■ WHAT IS NEEDED ■
Restate each line word for word. Leave out every picture.

-- MATERIAL start --

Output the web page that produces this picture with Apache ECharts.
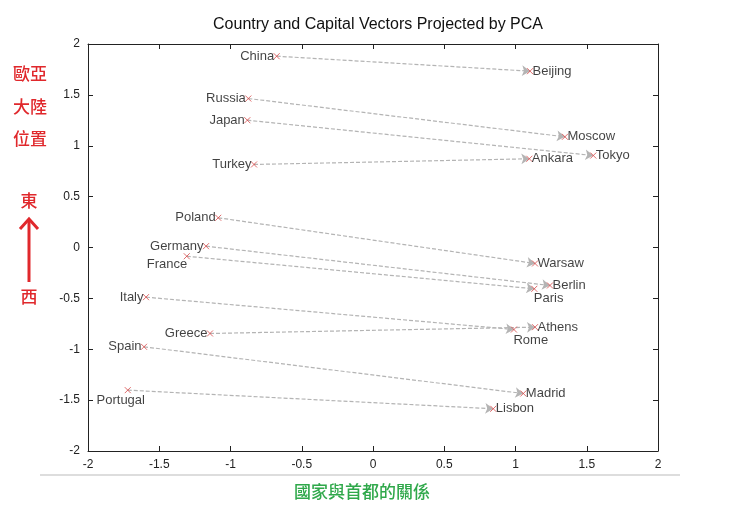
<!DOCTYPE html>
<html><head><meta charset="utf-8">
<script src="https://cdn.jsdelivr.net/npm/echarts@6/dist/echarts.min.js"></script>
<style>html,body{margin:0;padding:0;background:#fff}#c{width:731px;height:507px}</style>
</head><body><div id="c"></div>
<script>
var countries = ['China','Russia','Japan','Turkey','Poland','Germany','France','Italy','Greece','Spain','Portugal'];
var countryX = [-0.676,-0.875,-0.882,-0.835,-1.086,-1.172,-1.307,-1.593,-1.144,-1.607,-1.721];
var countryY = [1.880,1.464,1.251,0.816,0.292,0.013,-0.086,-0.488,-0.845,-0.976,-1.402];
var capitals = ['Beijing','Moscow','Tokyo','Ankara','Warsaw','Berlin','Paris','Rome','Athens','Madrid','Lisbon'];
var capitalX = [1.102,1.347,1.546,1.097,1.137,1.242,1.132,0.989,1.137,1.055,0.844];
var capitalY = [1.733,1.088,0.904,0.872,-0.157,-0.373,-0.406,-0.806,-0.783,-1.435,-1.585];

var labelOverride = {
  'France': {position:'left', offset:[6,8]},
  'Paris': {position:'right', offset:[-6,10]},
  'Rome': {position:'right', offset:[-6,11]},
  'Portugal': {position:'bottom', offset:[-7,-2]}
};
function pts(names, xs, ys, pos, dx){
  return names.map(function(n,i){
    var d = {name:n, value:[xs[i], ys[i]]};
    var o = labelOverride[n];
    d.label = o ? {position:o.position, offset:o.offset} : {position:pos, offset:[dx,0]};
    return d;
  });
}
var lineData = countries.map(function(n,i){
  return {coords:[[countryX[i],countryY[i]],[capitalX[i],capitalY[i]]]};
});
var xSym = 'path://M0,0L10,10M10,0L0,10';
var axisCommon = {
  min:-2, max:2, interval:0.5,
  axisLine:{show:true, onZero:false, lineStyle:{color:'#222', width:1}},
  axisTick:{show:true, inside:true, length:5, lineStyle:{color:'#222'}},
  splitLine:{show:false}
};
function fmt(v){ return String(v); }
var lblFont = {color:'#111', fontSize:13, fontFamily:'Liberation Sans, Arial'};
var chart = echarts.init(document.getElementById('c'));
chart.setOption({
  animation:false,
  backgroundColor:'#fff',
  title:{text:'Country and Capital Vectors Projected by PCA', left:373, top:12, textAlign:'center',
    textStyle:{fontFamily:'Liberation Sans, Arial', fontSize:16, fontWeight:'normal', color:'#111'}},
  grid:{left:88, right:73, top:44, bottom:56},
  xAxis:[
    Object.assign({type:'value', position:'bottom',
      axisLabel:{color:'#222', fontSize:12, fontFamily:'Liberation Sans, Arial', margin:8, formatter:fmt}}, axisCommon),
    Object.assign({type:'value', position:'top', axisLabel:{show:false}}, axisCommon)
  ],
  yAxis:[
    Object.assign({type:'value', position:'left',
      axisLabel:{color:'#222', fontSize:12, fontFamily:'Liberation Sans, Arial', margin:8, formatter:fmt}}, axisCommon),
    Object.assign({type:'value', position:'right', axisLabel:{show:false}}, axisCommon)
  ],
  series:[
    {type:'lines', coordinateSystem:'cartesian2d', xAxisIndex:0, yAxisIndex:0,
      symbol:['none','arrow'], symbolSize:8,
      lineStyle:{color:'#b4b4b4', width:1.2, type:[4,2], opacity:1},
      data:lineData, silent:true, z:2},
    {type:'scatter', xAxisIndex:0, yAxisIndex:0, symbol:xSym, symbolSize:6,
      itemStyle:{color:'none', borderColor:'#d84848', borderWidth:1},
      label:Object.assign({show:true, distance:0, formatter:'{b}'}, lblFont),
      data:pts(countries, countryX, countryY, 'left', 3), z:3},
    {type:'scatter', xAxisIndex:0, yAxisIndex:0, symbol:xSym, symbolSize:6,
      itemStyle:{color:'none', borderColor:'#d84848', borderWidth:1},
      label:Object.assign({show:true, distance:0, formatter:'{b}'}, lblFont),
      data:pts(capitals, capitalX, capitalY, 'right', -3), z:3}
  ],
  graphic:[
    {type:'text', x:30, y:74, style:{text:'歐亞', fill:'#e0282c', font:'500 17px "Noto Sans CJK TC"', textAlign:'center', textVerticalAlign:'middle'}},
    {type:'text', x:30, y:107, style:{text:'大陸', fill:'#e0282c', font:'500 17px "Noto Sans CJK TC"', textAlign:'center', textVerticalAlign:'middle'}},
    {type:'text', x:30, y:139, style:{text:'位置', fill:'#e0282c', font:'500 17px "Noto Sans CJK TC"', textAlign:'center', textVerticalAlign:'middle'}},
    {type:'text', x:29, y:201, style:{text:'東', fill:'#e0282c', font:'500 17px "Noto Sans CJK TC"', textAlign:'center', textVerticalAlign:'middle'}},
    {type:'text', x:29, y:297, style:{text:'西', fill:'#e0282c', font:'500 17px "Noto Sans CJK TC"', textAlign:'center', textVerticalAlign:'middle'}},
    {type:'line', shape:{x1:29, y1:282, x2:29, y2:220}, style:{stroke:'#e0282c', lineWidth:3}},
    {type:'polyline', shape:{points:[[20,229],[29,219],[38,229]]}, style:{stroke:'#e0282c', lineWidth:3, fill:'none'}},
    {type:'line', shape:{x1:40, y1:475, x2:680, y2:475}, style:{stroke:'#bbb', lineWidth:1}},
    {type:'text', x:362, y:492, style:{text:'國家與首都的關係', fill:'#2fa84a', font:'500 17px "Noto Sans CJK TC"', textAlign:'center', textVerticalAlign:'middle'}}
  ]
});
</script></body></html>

-- MATERIAL end --

■ RIGHT ANSWER ■
Output the web page that produces this picture with Apache ECharts.
<!DOCTYPE html>
<html><head><meta charset="utf-8">
<script src="https://cdn.jsdelivr.net/npm/echarts@6/dist/echarts.min.js"></script>
<style>html,body{margin:0;padding:0;background:#fff}#c{width:731px;height:507px}</style>
</head><body><div id="c"></div>
<script>
var countries = ['China','Russia','Japan','Turkey','Poland','Germany','France','Italy','Greece','Spain','Portugal'];
var countryX = [-0.676,-0.875,-0.882,-0.835,-1.086,-1.172,-1.307,-1.593,-1.144,-1.607,-1.721];
var countryY = [1.880,1.464,1.251,0.816,0.292,0.013,-0.086,-0.488,-0.845,-0.976,-1.402];
var capitals = ['Beijing','Moscow','Tokyo','Ankara','Warsaw','Berlin','Paris','Rome','Athens','Madrid','Lisbon'];
var capitalX = [1.102,1.347,1.546,1.097,1.137,1.242,1.132,0.989,1.137,1.055,0.844];
var capitalY = [1.733,1.088,0.904,0.872,-0.157,-0.373,-0.406,-0.806,-0.783,-1.435,-1.585];

var labelOverride = {
  'France': {position:'left', offset:[6,8]},
  'Paris': {position:'right', offset:[-6,10]},
  'Rome': {position:'right', offset:[-6,11]},
  'Portugal': {position:'bottom', offset:[-7,-2]}
};
function pts(names, xs, ys, pos, dx){
  return names.map(function(n,i){
    var d = {name:n, value:[xs[i], ys[i]]};
    var o = labelOverride[n];
    d.label = o ? {position:o.position, offset:o.offset} : {position:pos, offset:[dx,0]};
    return d;
  });
}
var lineData = countries.map(function(n,i){
  return {coords:[[countryX[i],countryY[i]],[capitalX[i],capitalY[i]]]};
});
var xSym = 'path://M0,0L10,10M10,0L0,10';
var axisCommon = {
  min:-2, max:2, interval:0.5,
  axisLine:{show:true, onZero:false, lineStyle:{color:'#222', width:1}},
  axisTick:{show:true, inside:true, length:5, lineStyle:{color:'#222'}},
  splitLine:{show:false}
};
function fmt(v){ return String(v); }
var lblFont = {color:'#111', fontSize:13, fontFamily:'Liberation Sans, Arial'};
var chart = echarts.init(document.getElementById('c'));
chart.setOption({
  animation:false,
  backgroundColor:'#fff',
  title:{text:'Country and Capital Vectors Projected by PCA', left:373, top:12, textAlign:'center',
    textStyle:{fontFamily:'Liberation Sans, Arial', fontSize:16, fontWeight:'normal', color:'#111'}},
  grid:{left:88, right:73, top:44, bottom:56},
  xAxis:[
    Object.assign({type:'value', position:'bottom',
      axisLabel:{color:'#222', fontSize:12, fontFamily:'Liberation Sans, Arial', margin:8, formatter:fmt}}, axisCommon),
    Object.assign({type:'value', position:'top', axisLabel:{show:false}}, axisCommon)
  ],
  yAxis:[
    Object.assign({type:'value', position:'left',
      axisLabel:{color:'#222', fontSize:12, fontFamily:'Liberation Sans, Arial', margin:8, formatter:fmt}}, axisCommon),
    Object.assign({type:'value', position:'right', axisLabel:{show:false}}, axisCommon)
  ],
  series:[
    {type:'lines', coordinateSystem:'cartesian2d', xAxisIndex:0, yAxisIndex:0,
      symbol:['none','arrow'], symbolSize:8,
      lineStyle:{color:'#b4b4b4', width:1.2, type:[4,2], opacity:1},
      data:lineData, silent:true, z:2},
    {type:'scatter', xAxisIndex:0, yAxisIndex:0, symbol:xSym, symbolSize:6,
      itemStyle:{color:'none', borderColor:'#d84848', borderWidth:1},
      label:Object.assign({show:true, distance:0, formatter:'{b}'}, lblFont),
      data:pts(countries, countryX, countryY, 'left', 3), z:3},
    {type:'scatter', xAxisIndex:0, yAxisIndex:0, symbol:xSym, symbolSize:6,
      itemStyle:{color:'none', borderColor:'#d84848', borderWidth:1},
      label:Object.assign({show:true, distance:0, formatter:'{b}'}, lblFont),
      data:pts(capitals, capitalX, capitalY, 'right', -3), z:3}
  ],
  graphic:[
    {type:'text', x:30, y:74, style:{text:'歐亞', fill:'#e0282c', font:'500 17px "Noto Sans CJK TC"', textAlign:'center', textVerticalAlign:'middle'}},
    {type:'text', x:30, y:107, style:{text:'大陸', fill:'#e0282c', font:'500 17px "Noto Sans CJK TC"', textAlign:'center', textVerticalAlign:'middle'}},
    {type:'text', x:30, y:139, style:{text:'位置', fill:'#e0282c', font:'500 17px "Noto Sans CJK TC"', textAlign:'center', textVerticalAlign:'middle'}},
    {type:'text', x:29, y:201, style:{text:'東', fill:'#e0282c', font:'500 17px "Noto Sans CJK TC"', textAlign:'center', textVerticalAlign:'middle'}},
    {type:'text', x:29, y:297, style:{text:'西', fill:'#e0282c', font:'500 17px "Noto Sans CJK TC"', textAlign:'center', textVerticalAlign:'middle'}},
    {type:'line', shape:{x1:29, y1:282, x2:29, y2:220}, style:{stroke:'#e0282c', lineWidth:3}},
    {type:'polyline', shape:{points:[[20,229],[29,219],[38,229]]}, style:{stroke:'#e0282c', lineWidth:3, fill:'none'}},
    {type:'line', shape:{x1:40, y1:475, x2:680, y2:475}, style:{stroke:'#bbb', lineWidth:1}},
    {type:'text', x:362, y:492, style:{text:'國家與首都的關係', fill:'#2fa84a', font:'500 17px "Noto Sans CJK TC"', textAlign:'center', textVerticalAlign:'middle'}}
  ]
});
</script></body></html>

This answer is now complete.